Check your title deeds early, ideally before you finalise the design. The title register download is the cheapest insurance on the whole project and the single most useful thing you can do, because a covenant is the one channel that can stop a permitted, lawful build stone dead. If your neighbour mentions "the deeds" or "a covenant", take it seriously and read the document yourself.
Then take advice proportionate to the lever. Don't pay a barrister to answer a non-material planning comment. Do get a rights of light surveyor if a neighbour with a close-set window raises light and your extension is two storeys or built tight to the boundary. Do get a solicitor onto a covenant before you break ground, not after. Matching the cost of your response to the size of the actual risk is the whole skill here.
Printable
Which Channel Is My Neighbour Using? Decision Guide
A one-page flowchart that walks a neighbour's complaint through the four channels (planning, party wall, private rights, access and oversailing) so you can identify the correct response before paying for advice.
One last thing, because it's easy to lose in the legal detail. You'll still be neighbours when the dust settles. Most of what reads like a threat is anxiety, not a lawsuit, and most of it defuses with a calm conversation and a bit of respect. The long game of keeping the relationship intact is covered in Talking to Neighbours About Your Extension. Handle the genuine legal levers properly, keep the rest in proportion, and the noise usually fades.

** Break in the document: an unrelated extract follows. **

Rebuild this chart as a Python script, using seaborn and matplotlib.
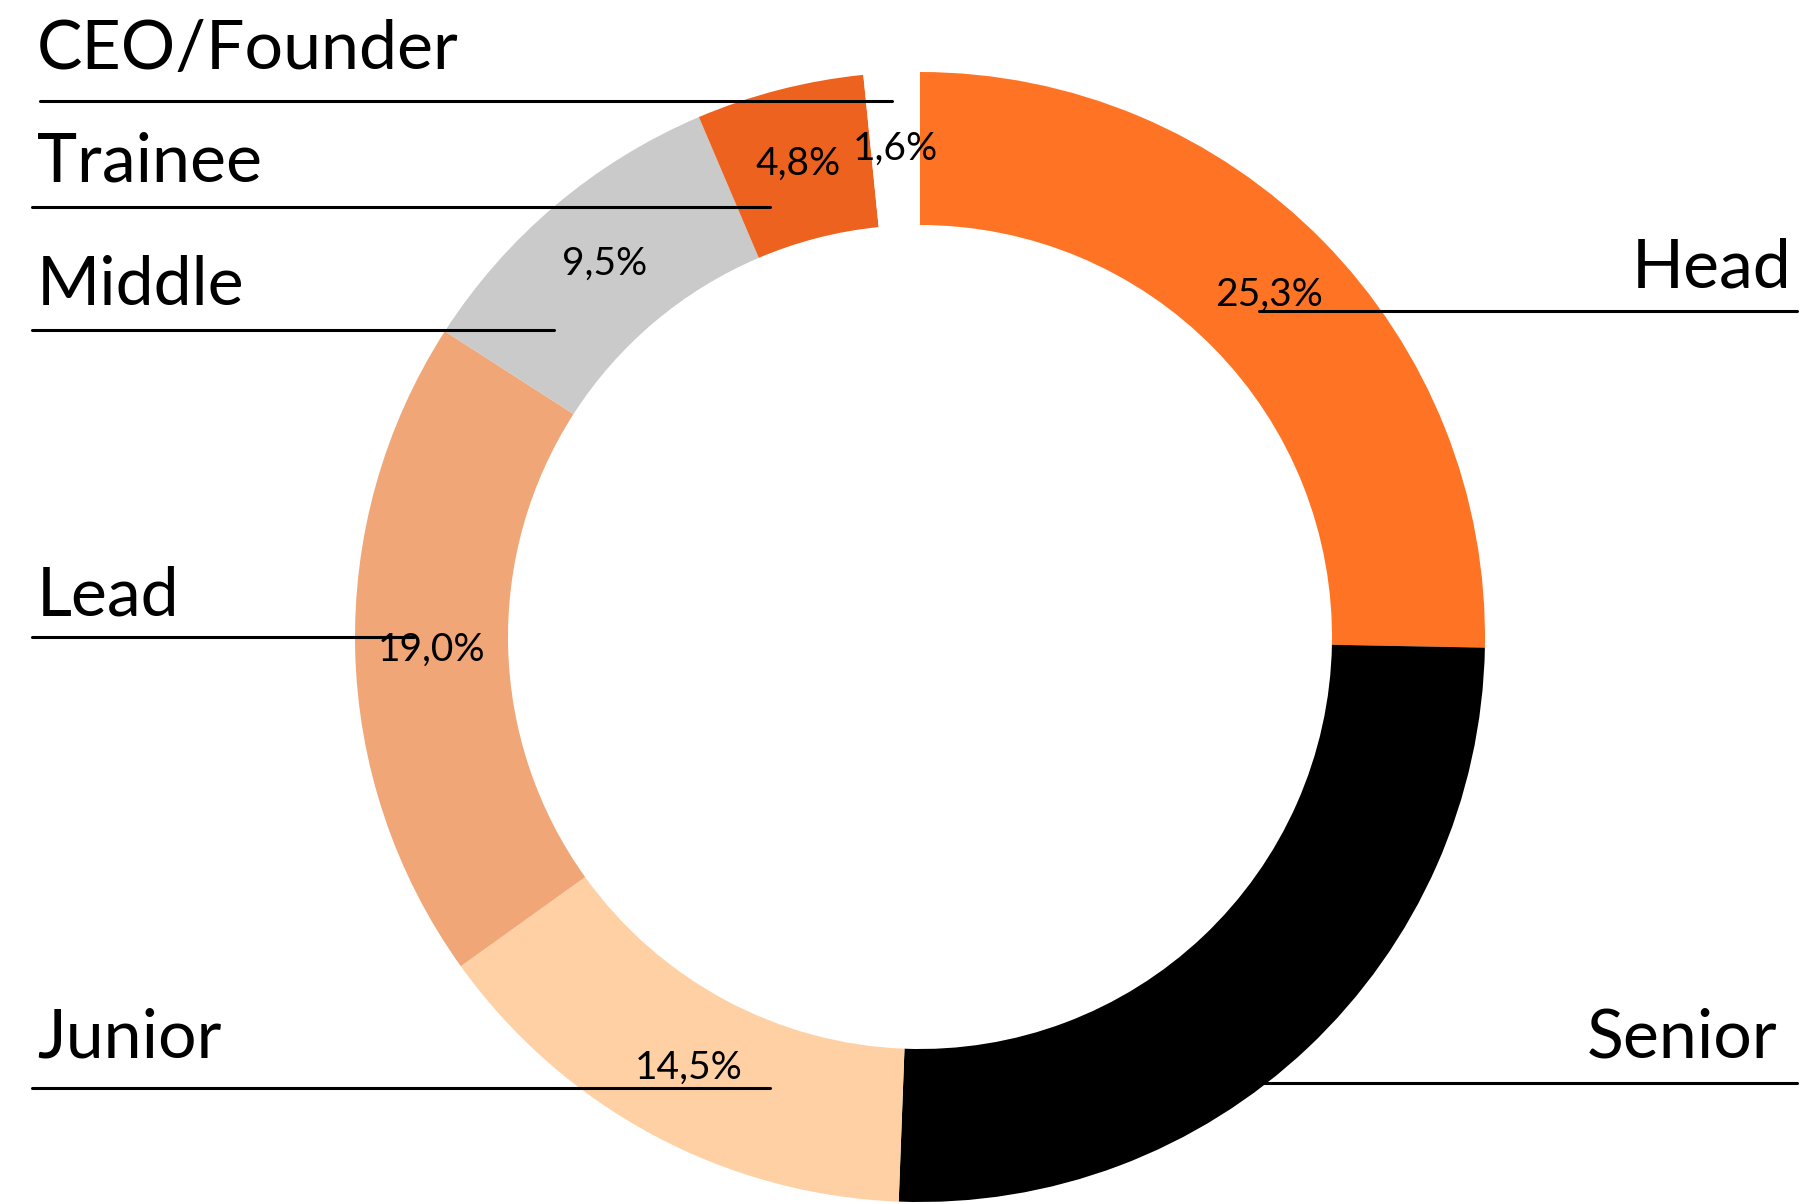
import matplotlib
matplotlib.use("Agg")
import matplotlib.pyplot as plt
import seaborn as sns

# data
levels = ["Head", "Senior", "Junior", "Lead", "Middle", "Trainee", "CEO/Founder"]
shares = [25.3, 25.3, 14.5, 19.0, 9.5, 4.8, 1.6]
colors = ["#FF7424", "#000000", "#FED0A4", "#F0A677", "#CACACA", "#EE621F", "#FFFFFF"]

# layout (pixels from the top-left corner of the figure)
W, H = 1803, 1204
CENTER = (920, 637)
RADIUS = 565
RING = 153
LABELS_LEFT = {
    "CEO/Founder": (37, 69, 101, 40, 892),
    "Trainee": (37, 182, 207, 32, 770),
    "Middle": (37, 305, 330, 32, 554),
    "Lead": (37, 615, 637, 32, 414),
    "Junior": (37, 1058, 1088, 32, 770),
}
LABELS_RIGHT = {
    "Head": (1792, 288, 311, 1259, 1797),
    "Senior": (1777, 1058, 1083, 1259, 1797),
}

sns.set_theme(style="white")
plt.rcParams["font.family"] = ["Lato", "DejaVu Sans"]
plt.rcParams["text.color"] = "black"

fig = plt.figure(figsize=(W / 100, H / 100), dpi=100)
ax = fig.add_axes([0, 0, 1, 1])


def fy(y):
    return H - y


wedges, texts, autotexts = ax.pie(
    shares,
    colors=colors,
    startangle=90,
    counterclock=False,
    center=(CENTER[0], fy(CENTER[1])),
    radius=RADIUS,
    wedgeprops={"width": RING, "linewidth": 0},
    autopct=lambda p: f"{p:.1f}%".replace(".", ","),
    pctdistance=0.865,
    textprops={"fontsize": 28, "color": "black", "fontweight": "normal"},
    frame=True,
)

for name, (tx, ty, ly, x0, x1) in LABELS_LEFT.items():
    ax.text(tx, fy(ty), name, ha="left", va="baseline", fontsize=49,
            color="black", fontweight="normal")
    ax.plot([x0, x1], [fy(ly), fy(ly)], color="black", lw=2.2, zorder=5)

for name, (tx, ty, ly, x0, x1) in LABELS_RIGHT.items():
    ax.text(tx, fy(ty), name, ha="right", va="baseline", fontsize=49,
            color="black", fontweight="normal")
    ax.plot([x0, x1], [fy(ly), fy(ly)], color="black", lw=2.2, zorder=5)

ax.set_xlim(0, W)
ax.set_ylim(0, H)
ax.set_aspect("equal")
ax.axis("off")

fig.savefig("out.png", dpi=100, facecolor="white")
plt.close()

A note on where you are in the UK. The Party Wall Act and the Access to Neighbouring Land Act 1992 apply in England and Wales but not in Scotland or Northern Ireland, which handle these disputes through common law and different statutes. Right to light and covenant law also differ north of the border. If you're building outside England and Wales, treat the principles here as a starting point and confirm the local position with a solicitor.